In an April 24 email to Goddard employees, Makenzie Lystrup, director of Goddard Space Flight Center, said that the lease the agency has for office space in a Columbia University building will end May 31. Those offices host the Goddard Institute for Space Studies (GISS), part of Goddard’s Earth science division.

Lystrup said the decision to terminate the lease was linked to ongoing reviews by the current administration of all government leases, but did not give further details on the decision, including whether it was made by NASA or outside the agency, such as the Department of Government Efficiency.

GISS has been in New York since its founding in 1961, established there “on the premise that conducting theoretical research in the space sciences would be facilitated by being near the leading universities in the greater metropolitan area,” GISS explains on its website. It has been in its current offices, in a building known as Armstrong Hall, since the late 1960s.

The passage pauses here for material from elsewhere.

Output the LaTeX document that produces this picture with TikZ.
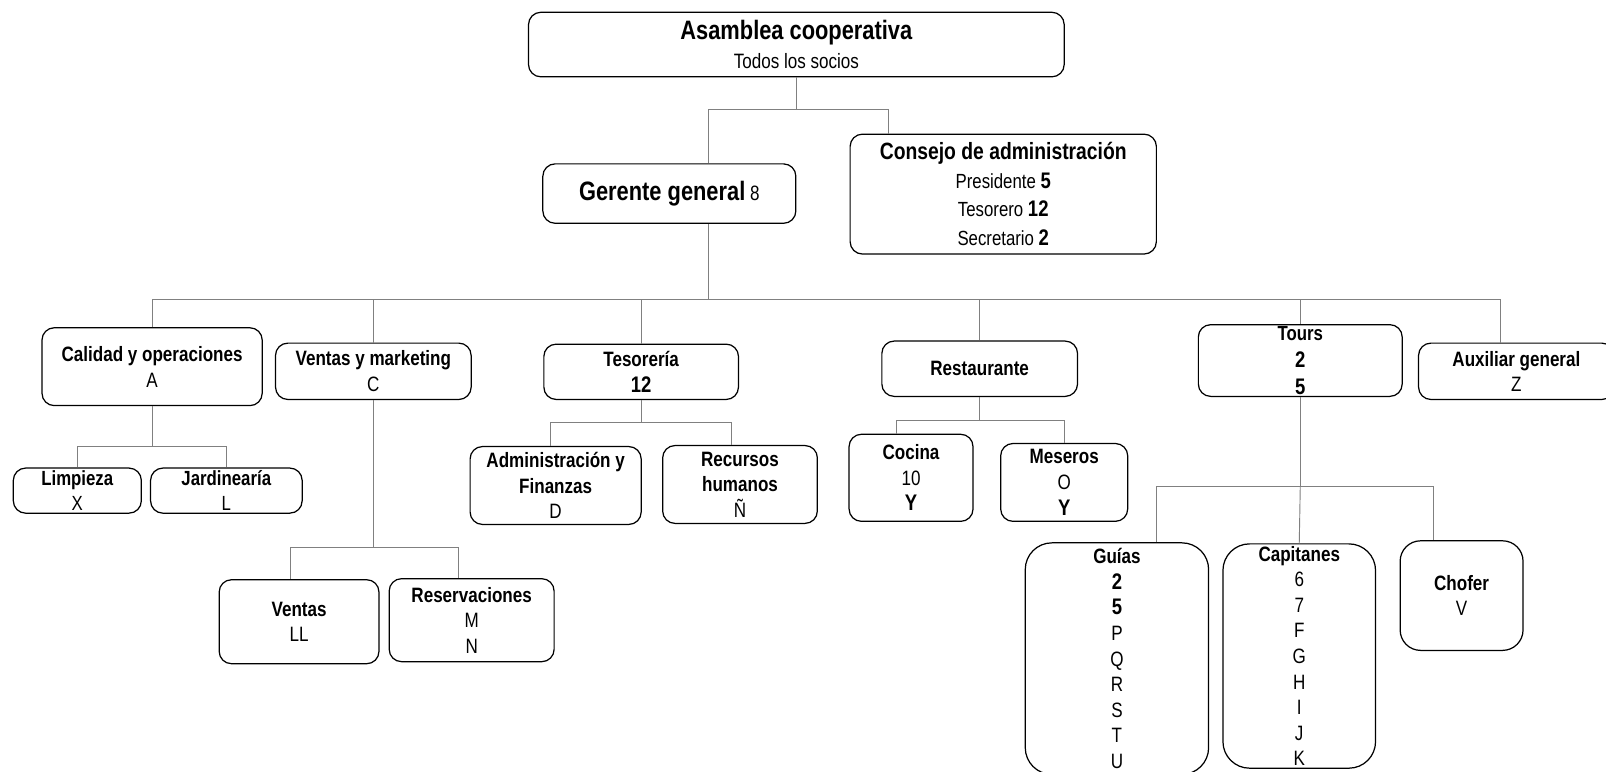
\documentclass[tikz,border=0pt]{standalone}
\usepackage{fontspec}
\setmainfont{Liberation Sans}[FakeStretch=0.82]
\usepackage{tikz}
\usetikzlibrary{positioning,calc}
\tikzset{
  unit/.style={draw,rounded corners=12pt,line width=1.2pt,align=center,inner sep=0pt,
    font=\fontsize{20.3}{25}\selectfont},
  wh/.style 2 args={minimum width=#1pt,minimum height=#2pt},
  conn/.style={draw=gray,line width=0.9pt},
}
\newcommand{\bnum}[1]{{\fontsize{22}{25}\selectfont\bfseries #1}}

\begin{document}
\begin{tikzpicture}[x=1pt,y=-1pt,
      tall/.style={unit,rounded corners=26pt}]
      \useasboundingbox (0,0) rectangle (1568,753);

      \node[unit,wh={523}{63}] (asamblea) at (777.5,43.5)
        {{\fontsize{26}{30}\selectfont\bfseries Asamblea cooperativa}\\[3pt]Todos los socios};
      \node[unit,wh={247}{58}] (gerente) at (653.5,189)
        {{\fontsize{26}{30}\selectfont\bfseries Gerente general} 8};
      \node[unit,wh={299}{117},font=\fontsize{20}{28}\selectfont] (consejo) at (979.5,189.5)
        {{\fontsize{23}{28}\selectfont\bfseries Consejo de administración}\\
         Presidente \bnum{5}\\Tesorero \bnum{12}\\Secretario \bnum{2}};

      \node[unit,wh={215}{76}] (calidad) at (148.5,358) {\textbf{Calidad y operaciones}\\A};
      \node[unit,wh={191}{55}] (ventasmk) at (364.5,362.5) {\textbf{Ventas y marketing}\\C};
      \node[unit,wh={190}{54}] (tesoreria) at (626,363) {\textbf{Tesorería}\\\bnum{12}};
      \node[unit,wh={191}{54}] (restaurante) at (956.5,360) {\textbf{Restaurante}};
      \node[unit,wh={199}{70},font=\fontsize{20}{26}\selectfont] (tours) at (1269.5,352)
        {\textbf{Tours}\\\bnum{2}\\\bnum{5}};
      \node[unit,wh={191}{55}] (auxiliar) at (1480.5,362.5) {\textbf{Auxiliar general}\\Z};

      \node[unit,wh={125}{44},font=\fontsize{20}{24}\selectfont] (limpieza) at (75.5,479) {\textbf{Limpieza}\\X};
      \node[unit,wh={148}{44},font=\fontsize{20}{24}\selectfont] (jardin) at (221,479) {\textbf{Jardinearía}\\L};
      \node[unit,wh={156}{82}] (ventas) at (292,607) {\textbf{Ventas}\\LL};
      \node[unit,wh={161}{81}] (reservas) at (460.5,605.5) {\textbf{Reservaciones}\\M\\N};
      \node[unit,wh={167}{76}] (admin) at (542.5,474) {\textbf{Administración y}\\\textbf{Finanzas}\\D};
      \node[unit,wh={151}{76}] (rrhh) at (722.5,473) {\textbf{Recursos}\\\textbf{humanos}\\Ñ};
      \node[unit,wh={121}{85}] (cocina) at (889.5,466.5) {\textbf{Cocina}\\10\\\bnum{Y}};
      \node[unit,wh={124}{76}] (meseros) at (1039,471) {\textbf{Meseros}\\O\\\bnum{Y}};

      \node[tall,wh={179}{226}] (guias) at (1090.5,643)
        {\textbf{Guías}\\\bnum{2}\\\bnum{5}\\P\\Q\\R\\S\\T\\U};
      \node[tall,wh={149}{219}] (capitanes) at (1268.5,640.5)
        {\textbf{Capitanes}\\6\\7\\F\\G\\H\\I\\J\\K};
      \node[unit,rounded corners=20pt,wh={120}{107}] (chofer) at (1427,581.5) {\textbf{Chofer}\\V};

      \draw[conn] (asamblea.south) -- ++(0,31) coordinate (bus0);
      \draw[conn] ([xshift=38.5pt]gerente.north) |- (bus0) -| ([xshift=-112.5pt]consejo.north);

      \draw[conn] ([xshift=38.5pt]gerente.south) -- ++(0,74) coordinate (bus1);
      \draw[conn] (calidad.north) |- (bus1) -| ([xshift=-15.5pt]auxiliar.north);
      \foreach \n in {ventasmk,tesoreria,restaurante,tours}
        \draw[conn] (\n.north |- bus1) -- (\n.north);

      \draw[conn] (calidad.south) -- ++(0,39) coordinate (bus2);
      \draw[conn] (limpieza.north) |- (bus2) -| (jardin.north);

      \draw[conn] (ventasmk.south) -- ++(0,144) coordinate (bus3);
      \draw[conn] ([xshift=-8pt]ventas.north) |- (bus3) -| ([xshift=-12.5pt]reservas.north);

      \draw[conn] (tesoreria.south) -- ++(0,22) coordinate (bus4);
      \draw[conn] ([xshift=-5.5pt]admin.north) |- (bus4) -| ([xshift=-8.5pt]rrhh.north);

      \draw[conn] (restaurante.south) -- ++(0,23) coordinate (bus5);
      \draw[conn] ([xshift=-14.5pt]cocina.north) |- (bus5) -| (meseros.north);

      \draw[conn] (tours.south) -- ++(0,87) coordinate (bus6);
      \draw[conn] ([xshift=38.5pt]guias.north) |- (bus6) -| ([xshift=-27pt]chofer.north);
      \draw[conn] (bus6) -- (capitanes.north);
\end{tikzpicture}
\end{document}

GISS is best known for its work in climate sciences, modeling changes caused by natural and human-made phenomena. The institute has been led since 2014 by Gavin Schmidt, a climate scientist who served as the agency’s acting senior climate adviser in 2021. More than 130 people work at GISS, according to an online staff directory.

NASA leases more than 4,000 square meters (43,000 square feet) in the building, paying an annual rent of $3.03 million, according to data from the General Services Administration confirmed by a NASA spokesperson. That lease was set to run through August 2031.

While NASA is terminating the lease on the GISS offices, it is not closing the institute itself. Lystrup said in the email that it will help employees move “to remote work agreements in the short-term as the agency seeks a new, permanent space for the team.”

“And while the lease is ending, the Institute’s mission continues,” she added. “The work of the GISS team is considered critical for the Earth Science Division, particularly as the Division looks to the future of its modeling work and capabilities.”

However, agency sources said they are concerned that GISS could become a victim of budget cuts. A draft “passback” budget proposal for NASA delivered to the agency earlier this month by the Office of Management and Budget proposed cutting NASA’s Earth science budget by more than 50% to about $1 billion in fiscal year 2026.